The questions in the RFP are clearly designed to mirror the criteria we are looking to evaluate. Question 21: Do you have a restriction in % for the use such funds (could 100% of the portfolio be invested in such funds)? Investment in institutional funds or any fund is subject to the following constraint: Investments in a specific issue (tranche or fund) should not exceed 15% of the outstanding issue (tranche or fund). Question 22: In terms of ratings for these funds, do you require official ratings (Moodys, etc) or would our internal and/or average ratings be acceptable? All ratings should be those made by internationally reputable Rating Agencies such as S&P, Moodys, Fitch, etc as approved by ALCO, i.e. internal ratings are unacceptable.
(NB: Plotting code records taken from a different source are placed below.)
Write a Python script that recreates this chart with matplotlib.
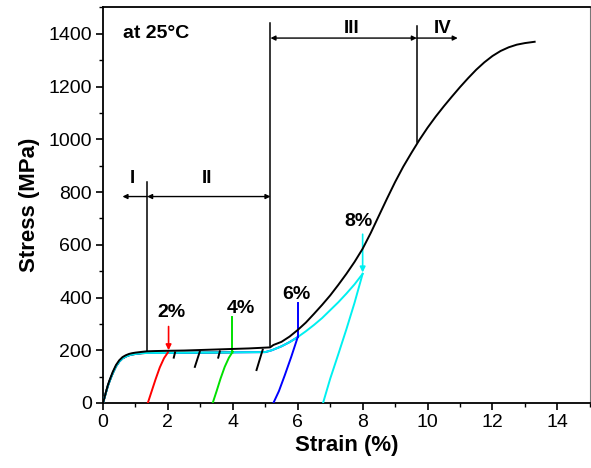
import matplotlib
matplotlib.use("Agg")
import matplotlib.pyplot as plt
from matplotlib.ticker import MultipleLocator

plt.rcParams['font.family'] = ['Liberation Sans', 'DejaVu Sans']

# black: full loading curve up to fracture
black_strain = [0, 0.05, 0.1, 0.15, 0.2, 0.25, 0.3, 0.4, 0.5, 0.6, 0.7, 0.8, 0.9, 1.0, 1.2, 1.35,
                1.6, 2.0, 2.5, 3.0, 3.5, 4.0, 4.5, 5.0, 5.15, 5.25, 5.5, 5.75, 6.0, 6.25,
                6.5, 6.75, 7.0, 7.25, 7.5, 7.75, 8.0, 8.25, 8.5, 8.75, 9.0, 9.25, 9.5,
                9.75, 10.0, 10.25, 10.5, 10.75, 11.0, 11.25, 11.5, 11.75, 12.0, 12.25,
                12.5, 12.75, 13.0, 13.3]
black_stress = [0, 23, 46, 68, 86, 102, 118, 144, 162, 174, 181, 186, 189, 191, 194, 196,
                197, 198, 199, 201, 203, 205, 207, 210, 211, 220, 232, 252, 277, 305,
                338, 372, 408, 448, 490, 535, 585, 645, 710, 775, 838, 896, 948,
                998, 1044, 1086, 1125, 1162, 1198, 1232, 1264, 1292, 1316, 1335,
                1349, 1359, 1365, 1370]

# small unloading marks on the black plateau
black_marks = [((2.18, 2.22), (172, 192)),
               ((2.83, 2.98), (137, 194)),
               ((3.55, 3.60), (172, 196)),
               ((4.73, 4.92), (125, 202))]

# coloured loading curves (shared elastic part + plateau)
load_strain = [0, 0.05, 0.1, 0.15, 0.2, 0.25, 0.3, 0.4, 0.5, 0.6, 0.7, 0.8, 0.9, 1.0, 1.2,
               1.4, 2.0, 3.0, 4.0, 5.0, 5.2, 5.5, 5.75, 6.0, 6.25, 6.5, 6.75, 7.0, 7.25,
               7.5, 7.75, 8.0]
load_stress = [0, 22, 44, 65, 82, 98, 113, 139, 157, 169, 176, 181, 184, 186, 189,
               190, 190, 191, 192, 193, 200, 215, 231, 250, 272, 296, 322, 352, 382,
               415, 450, 490]

# unloading branches
red_unload_x = [1.38, 1.5, 1.62, 1.75, 1.88, 2.0]
red_unload_y = [0, 45, 90, 135, 170, 192]
green_unload_x = [3.38, 3.5, 3.62, 3.75, 3.88, 4.0]
green_unload_y = [0, 45, 92, 137, 172, 195]
blue_unload_x = [5.25, 5.42, 5.6, 5.8, 6.0]
blue_unload_y = [0, 45, 105, 175, 250]
cyan_unload_x = [6.78, 7.0, 7.25, 7.5, 7.75, 8.0]
cyan_unload_y = [0, 92, 185, 280, 380, 490]

fig = plt.figure(figsize=(5.91, 4.68), dpi=100)
ax = fig.add_axes([0.1743, 0.1389, 0.8237, 0.8451])

lw = 1.4


def loading(upto):
    xs, ys = [], []
    for s, v in zip(load_strain, load_stress):
        if s <= upto + 1e-9:
            xs.append(s)
            ys.append(v)
    return xs, ys


for upto, c in [(2.0, '#ff0000'), (4.0, '#00e000'), (6.0, '#0000ff'), (8.0, '#00f0f0')]:
    xs, ys = loading(upto)
    ax.plot(xs, ys, color=c, lw=lw, zorder=3)

ax.plot(black_strain, black_stress, color='black', lw=lw, zorder=4)
for xs, ys in black_marks:
    ax.plot(xs, ys, color='black', lw=lw, zorder=4)

ax.plot(red_unload_x, red_unload_y, color='#ff0000', lw=lw, zorder=3)
ax.plot(green_unload_x, green_unload_y, color='#00e000', lw=lw, zorder=3)
ax.plot(blue_unload_x, blue_unload_y, color='#0000ff', lw=lw, zorder=3)
ax.plot(cyan_unload_x, cyan_unload_y, color='#00f0f0', lw=lw, zorder=3)

# markers at unloading points
ax.annotate('', xy=(2.02, 200), xytext=(2.02, 290),
            arrowprops=dict(arrowstyle='-|>', color='#ff0000', lw=1.2,
                            mutation_scale=8, shrinkA=0, shrinkB=0))
ax.plot([3.98, 3.98], [195, 325], color='#00e000', lw=1.4, zorder=3)
ax.plot([6.0, 6.0], [250, 380], color='#0000ff', lw=1.4, zorder=3)
ax.annotate('', xy=(8.0, 495), xytext=(8.0, 640),
            arrowprops=dict(arrowstyle='-|>', color='#00f0f0', lw=1.2,
                            mutation_scale=8, shrinkA=0, shrinkB=0))

pct_kw = dict(ha='center', va='center', fontsize=14, fontweight='bold')
ax.text(2.1, 345, '2%', **pct_kw)
ax.text(4.25, 360, '4%', **pct_kw)
ax.text(5.96, 413, '6%', **pct_kw)
ax.text(7.88, 688, '8%', **pct_kw)

# stage boundaries
ax.plot([1.36, 1.36], [195, 840], color='black', lw=1.1)
ax.plot([5.16, 5.16], [215, 1440], color='black', lw=1.1)
ax.plot([9.67, 9.67], [990, 1430], color='black', lw=1.1)

arrow_kw = dict(color='black', lw=1.0, mutation_scale=7, shrinkA=0, shrinkB=0)
ax.annotate('', xy=(0.6, 783), xytext=(1.36, 783), arrowprops=dict(arrowstyle='-|>', **arrow_kw))
ax.annotate('', xy=(1.36, 783), xytext=(5.16, 783), arrowprops=dict(arrowstyle='<|-|>', **arrow_kw))
ax.annotate('', xy=(5.16, 1384), xytext=(9.67, 1384), arrowprops=dict(arrowstyle='<|-|>', **arrow_kw))
ax.annotate('', xy=(10.93, 1384), xytext=(9.67, 1384), arrowprops=dict(arrowstyle='-|>', **arrow_kw))

stage_kw = dict(ha='center', va='center', fontsize=13.5, fontweight='bold')
ax.text(0.92, 853, 'I', **stage_kw)
ax.text(3.2, 853, 'II', **stage_kw)
ax.text(7.65, 1420, 'III', **stage_kw)
ax.text(10.46, 1420, 'IV', **stage_kw)
ax.text(0.62, 1400, 'at 25°C', ha='left', va='center', fontsize=14, fontweight='bold')

ax.set_xlim(0, 15)
ax.set_ylim(0, 1500)
ax.xaxis.set_major_locator(MultipleLocator(2))
ax.xaxis.set_minor_locator(MultipleLocator(1))
ax.yaxis.set_minor_locator(MultipleLocator(100))
ax.set_yticks([0, 200, 400, 600, 800, 1000, 1200, 1400])
ax.tick_params(which='major', direction='out', length=5, width=1.2, labelsize=14, pad=3)
ax.tick_params(which='minor', direction='out', length=3, width=1.0)
for s in ax.spines.values():
    s.set_linewidth(1.3)
ax.spines['right'].set_linewidth(0.8)
ax.spines['right'].set_color('#777777')

ax.set_xlabel('Strain (%)', fontsize=16, fontweight='bold', labelpad=3)
ax.set_ylabel('Stress (MPa)', fontsize=16, fontweight='bold', labelpad=6)

fig.savefig('out.png', dpi=100)
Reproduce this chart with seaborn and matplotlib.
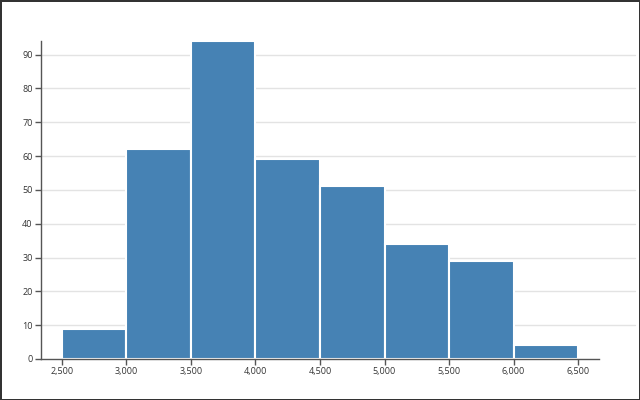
import matplotlib
matplotlib.use("Agg")
import matplotlib.pyplot as plt
import numpy as np
import pandas as pd
import seaborn as sns

# Data
bin_edges = [2500, 3000, 3500, 4000, 4500, 5000, 5500, 6000, 6500]
counts = [9, 62, 94, 59, 51, 34, 29, 4]
y_ticks = [0, 10, 20, 30, 40, 50, 60, 70, 80, 90]

centers = [(a + b) / 2 for a, b in zip(bin_edges[:-1], bin_edges[1:])]
df = pd.DataFrame({"value": centers, "count": counts})

sns.set_style("white")
plt.rcParams['font.family'] = ['Open Sans', 'DejaVu Sans']

fig = plt.figure(figsize=(6.4, 4.0), dpi=100)
fig.patch.set_edgecolor("#333333")
fig.patch.set_linewidth(2)
ax = fig.add_axes([0.064, 0.1025, 0.872, 0.795])

# grid lines running past the axis to the right
for yv in y_ticks[1:]:
	ax.plot([0, 1.065], [yv, yv], transform=ax.get_yaxis_transform(),
		color="#e3e3e3", lw=1, clip_on=False, zorder=0)

sns.histplot(data=df, x="value", weights="count", bins=bin_edges, ax=ax,
	color="#4682b4", alpha=1, edgecolor="white", linewidth=1.5, zorder=2)

ax.set_xlim(2337, 6663)
ax.set_ylim(0, 94)
ax.set_xticks(bin_edges)
ax.set_xticklabels([f"{v:,}" for v in bin_edges])
ax.set_yticks(y_ticks)
ax.set_xlabel("")
ax.set_ylabel("")
for s in ["top", "right"]:
	ax.spines[s].set_visible(False)
for s in ["left", "bottom"]:
	ax.spines[s].set_color("#555555")
	ax.spines[s].set_linewidth(1)
ax.tick_params(axis="both", direction="out", length=4, width=1, color="#555555",
	labelsize=6.5, labelcolor="#333333", pad=2)
ax.tick_params(axis="both", which="both", bottom=True, left=True)

fig.savefig("out.png", dpi=100, edgecolor=fig.get_edgecolor())
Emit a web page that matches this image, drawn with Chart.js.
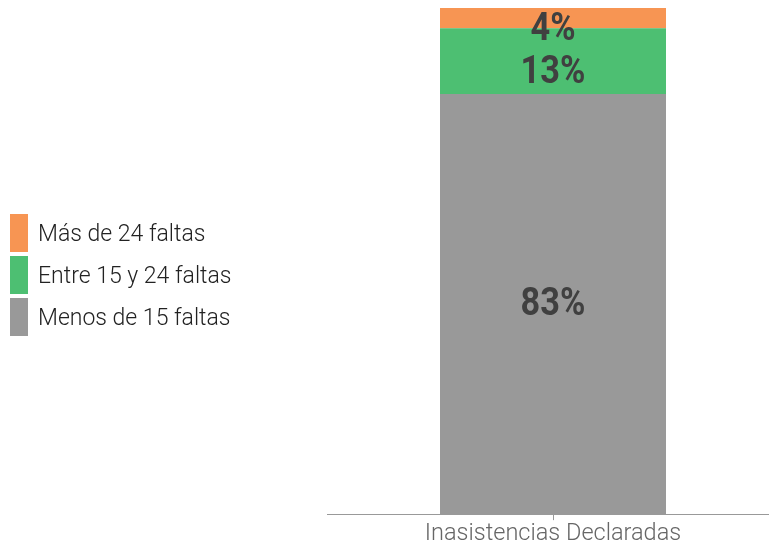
<!DOCTYPE html>
<html>
<head>
<meta charset="utf-8">
<script src="https://cdn.jsdelivr.net/npm/chart.js@4"></script>
<style>
  html,body{margin:0;padding:0;background:#fff;overflow:hidden;}
  #wrap{position:relative;width:769px;height:548px;overflow:hidden;}
  #chart{position:absolute;left:0;top:0;}
  #legend{position:absolute;left:10px;top:214px;font-family:Roboto,sans-serif;font-weight:300;font-size:23px;color:#222;}
  .lg-item{display:flex;align-items:center;height:38px;margin-bottom:4px;}
  .lg-box{width:18px;height:38px;margin-right:10px;}
</style>
</head>
<body>
<div id="wrap">
  <canvas id="chart" width="779" height="548"></canvas>
  <div id="legend"></div>
</div>
<script>
/* ====== DATA ====== */
const categories = ['Inasistencias Declaradas'];
const seriesNames = ['Menos de 15 faltas', 'Entre 15 y 24 faltas', 'Más de 24 faltas'];
const menos15 = [83];
const entre15y24 = [13];
const mas24 = [4];
const seriesColors = ['#999999', '#4dbf72', '#f79553'];

/* ====== helpers ====== */
const $ = (s, r=document)=> r.querySelector(s);

// labels "83%" centred in each segment (condensed look via x-scale)
const segLabels = {
  id:'segLabels',
  afterDatasetsDraw(chart){
    const ctx = chart.ctx;
    chart.data.datasets.forEach((ds, i)=>{
      chart.getDatasetMeta(i).data.forEach((bar, j)=>{
        const h = Math.abs(bar.base - bar.y);
        const mid = (bar.y + bar.base) / 2 + (h < 100 ? 12 : 1);
        ctx.save();
        ctx.translate(bar.x, mid);
        ctx.scale(0.88, 1);
        ctx.font = 'bold 39px Roboto, sans-serif';
        ctx.fillStyle = '#404040';
        ctx.textAlign = 'center';
        ctx.textBaseline = 'middle';
        ctx.fillText(ds.data[j] + '%', 0, 0);
        ctx.restore();
      });
    });
  }
};

const values = [menos15, entre15y24, mas24];
const datasets = seriesNames.map((n, i)=>({
  label: n,
  data: values[i],
  backgroundColor: seriesColors[i],
  borderWidth: 0,
  barPercentage: 0.5,
  categoryPercentage: 1
}));

new Chart($('#chart').getContext('2d'), {
  type: 'bar',
  data: { labels: categories, datasets },
  options: {
    responsive: false,
    animation: false,
    layout: { padding: { left: 327, top: 8, right: 0, bottom: 0 } },
    plugins: { legend: { display: false }, tooltip: { enabled: false } },
    scales: {
      x: {
        stacked: true,
        grid: { display: true, drawOnChartArea: false, offset: false, tickLength: 6, color: '#999' },
        border: { display: true, color: '#999', width: 1 },
        ticks: { color: '#666', padding: 1, font: { family: 'Roboto', weight: 300, size: 23.5, lineHeight: 1.1 } }
      },
      y: {
        stacked: true, display: false, min: 0, max: 100
      }
    }
  },
  plugins: [segLabels]
});

// html legend, top-down order like the stack
const lg = $('#legend');
[2, 1, 0].forEach(i=>{
  const d = document.createElement('div'); d.className = 'lg-item';
  d.innerHTML = `<span class="lg-box" style="background:${seriesColors[i]}"></span><span>${seriesNames[i]}</span>`;
  lg.appendChild(d);
});
</script>
</body>
</html>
Question 23: When using such funds, can we use the overall rating/duration, etc. or do you insist on a look-through approach (i.e. if BBB bond is in the fund, is the whole fund disqualified, even if the average rating of the fund is AA-)? If the fund has an official rating of AA3/AA-, the Bank may invest in the fund with the following restrictions: - No exposure to emerging debt; - No exposure to synthetic CDOs; - No exposure to High Yield debt. Question 24: Do you have any page limits for the total proposal and section C? No, there are no page limits. Question 25: Is there any flexibility in the guidelines for counterparties? No there is not, we have a strict credit rating policy. There may be exceptions linked to the payment against delivery system, we will provide you with an updated list of counterparties in due course.